If this format is able to be codified over the next month or so, I can see it being an early boon for fringe players/NRIs. The Drew Andersons and Ryans Goins of the world might be stashed up top to be swapped in and out during any early uncertainty, while players who merit carefully managed workloads can wait for the second spring training in order to avoid emergencies altering more carefully laid plans.
It may turn out that even this plan isn’t conservative enough, but I think it has the right idea for most of the people involved. I’m sure it’s not great to hold off another several weeks on paying bills, and Kannapolis sure would love to open its still-brand-new ballpark, but after losing an entire year of development, a mere month’s delay might be the world’s easiest marshmallow test.
(Photo by Amcannally)
I remain utterly shocked how much this current plan (both MLB and MiLB) makes sense.
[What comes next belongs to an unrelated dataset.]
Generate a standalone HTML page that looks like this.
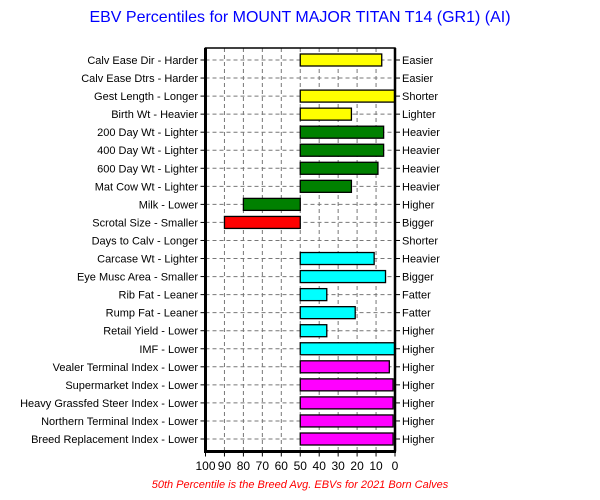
<!DOCTYPE html>
<html><head><meta charset="utf-8"><style>
body{margin:0;background:#fff;font-family:"Liberation Sans",sans-serif}
</style></head><body>
<svg id="c" width="600" height="495" xmlns="http://www.w3.org/2000/svg">
<text x="300" y="22" text-anchor="middle" font-size="16" fill="#0000ff">EBV Percentiles for MOUNT MAJOR TITAN T14 (GR1) (AI)</text>
<text x="300" y="488" text-anchor="middle" font-size="11" font-style="italic" fill="#ff0000">50th Percentile is the Breed Avg. EBVs for 2021 Born Calves</text>
<g id="g"></g>
</svg>
<script>
const traits=["Calv Ease Dir - Harder","Calv Ease Dtrs - Harder","Gest Length - Longer","Birth Wt - Heavier","200 Day Wt - Lighter","400 Day Wt - Lighter","600 Day Wt - Lighter","Mat Cow Wt - Lighter","Milk - Lower","Scrotal Size - Smaller","Days to Calv - Longer","Carcase Wt - Lighter","Eye Musc Area - Smaller","Rib Fat - Leaner","Rump Fat - Leaner","Retail Yield - Lower","IMF - Lower","Vealer Terminal Index - Lower","Supermarket Index - Lower","Heavy Grassfed Steer Index - Lower","Northern Terminal Index - Lower","Breed Replacement Index - Lower"];
const goodLabels=["Easier","Easier","Shorter","Lighter","Heavier","Heavier","Heavier","Heavier","Higher","Bigger","Shorter","Heavier","Bigger","Fatter","Fatter","Higher","Higher","Higher","Higher","Higher","Higher","Higher"];
const percentiles=[7,null,0,23,6,6,9,23,80,90,null,11,5,36,21,36,0,3,1,1,1,1];
const colors=["#ffff00","#ffff00","#ffff00","#ffff00","#008000","#008000","#008000","#008000","#008000","#ff0000","#ff0000","#00ffff","#00ffff","#00ffff","#00ffff","#00ffff","#00ffff","#ff00ff","#ff00ff","#ff00ff","#ff00ff","#ff00ff"];
const ticks=[100,90,80,70,60,50,40,30,20,10,0];
const L=205.5,R=395,T=48,B=451.5;
const x=v=>R-v*(R-L)/100;
const y=i=>60+i*(439-60)/(traits.length-1);
const g=document.getElementById('g');const NS="http://www.w3.org/2000/svg";
function mk(t,a,txt){const e=document.createElementNS(NS,t);for(const k in a)e.setAttribute(k,a[k]);if(txt!=null)e.textContent=txt;g.appendChild(e);return e;}
ticks.forEach(t=>{if(t>0&&t<100){const e=mk('line',{x1:x(t),x2:x(t),y1:T,y2:B,stroke:'#777','stroke-dasharray':'4,3'});

}
const tk=mk('line',{x1:x(t),x2:x(t),y1:B,y2:B+5,stroke:'#000'});


const l=mk('text',{x:x(t),y:470,'text-anchor':'middle','font-size':12},String(t));

});
traits.forEach((n,i)=>{const yy=y(i);
const gl=mk('line',{x1:L,x2:R,y1:yy,y2:yy,stroke:'#777','stroke-dasharray':'4,3'});


mk('line',{x1:L-5,x2:L,y1:yy,y2:yy,stroke:'#000'});mk('line',{x1:R,x2:R+5,y1:yy,y2:yy,stroke:'#000'});
const a=mk('text',{x:198,y:yy+4,'text-anchor':'end','font-size':11},n);


const b=mk('text',{x:402,y:yy+4,'font-size':11},goodLabels[i]);


const p=percentiles[i];if(p!=null){const x0=Math.min(x(50),x(p)),x1=Math.max(x(50),x(p));
const r=mk('rect',{x:x0,y:yy-6,width:x1-x0,height:12,fill:colors[i],stroke:'#000','stroke-width':1.3});

}});
const f=mk('rect',{x:L,y:T,width:R-L,height:B-T,fill:'none',stroke:'#000','stroke-width':1.5});


mk('line',{x1:L,x2:L,y1:T,y2:B+1.5,stroke:'#000','stroke-width':3});
mk('line',{x1:L,x2:R+1,y1:B,y2:B,stroke:'#000','stroke-width':3});
mk('line',{x1:R,x2:R,y1:T,y2:B,stroke:'#000','stroke-width':2.5});
</script>
</body></html>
Is this a dream?
Mets on verge of acquiring lindor and carrasco… the sox chances to win the division go up again despite no action of their own… JR must be thrilled!
Thad Levine too! Sox and Twins in tight race to see who can do less first!
With Lynn and Eaton, the Sox have added more MLB players than most teams. 2 is a large number this offseason.
I am ignorant about the Mets. Does Carrasco take them out of the Bauer market?
Word was they were leaning Springer over Bauer anyways.
I know Cohen has all the money in the world, but if they will be seriously considering pricey extensions for Conforto and Lindor (or signing one of the other premiere SS on the FA market next offseason), will they want to also spend big on Springer (or Bauer) now? Lindor’s bat also reduces their need for Springer’s offensive production, while Carrasco reduces their need for Bauer. I wouldn’t be surprised if they pass on both Springer and Bauer, and make some smaller moves at 3B, the back-end of the rotation, another bullpen piece, and/or a utility/bench upgrade.
Considering (1) there is no cap, (2) as you said, Cohen has all the money in the world, and (3) making the team better will make them more money, why not? This kind of aggressive team building is fun and is kind of the point of competitive sports, we should be so lucky to see the Mets (and other teams for that matter) continue with these kinds of moves.
Rotation to start the season looks like deGrom, Stroman, Carrasco, Peterson, & Matz, with Syndergaard on the IL. I would not be surprised to see someone else supplant Matz. I don’t think that “someone” is Bauer, but stranger things have happened.
Fangraphs Depth Charts (which is currently based only on Steamer projections) has them going from about a half a win behind the Sox to over 5 wins behind them.
Wonder if this starts the rest of the shortstop market in motion. A lot of solid FAs out there at that spot.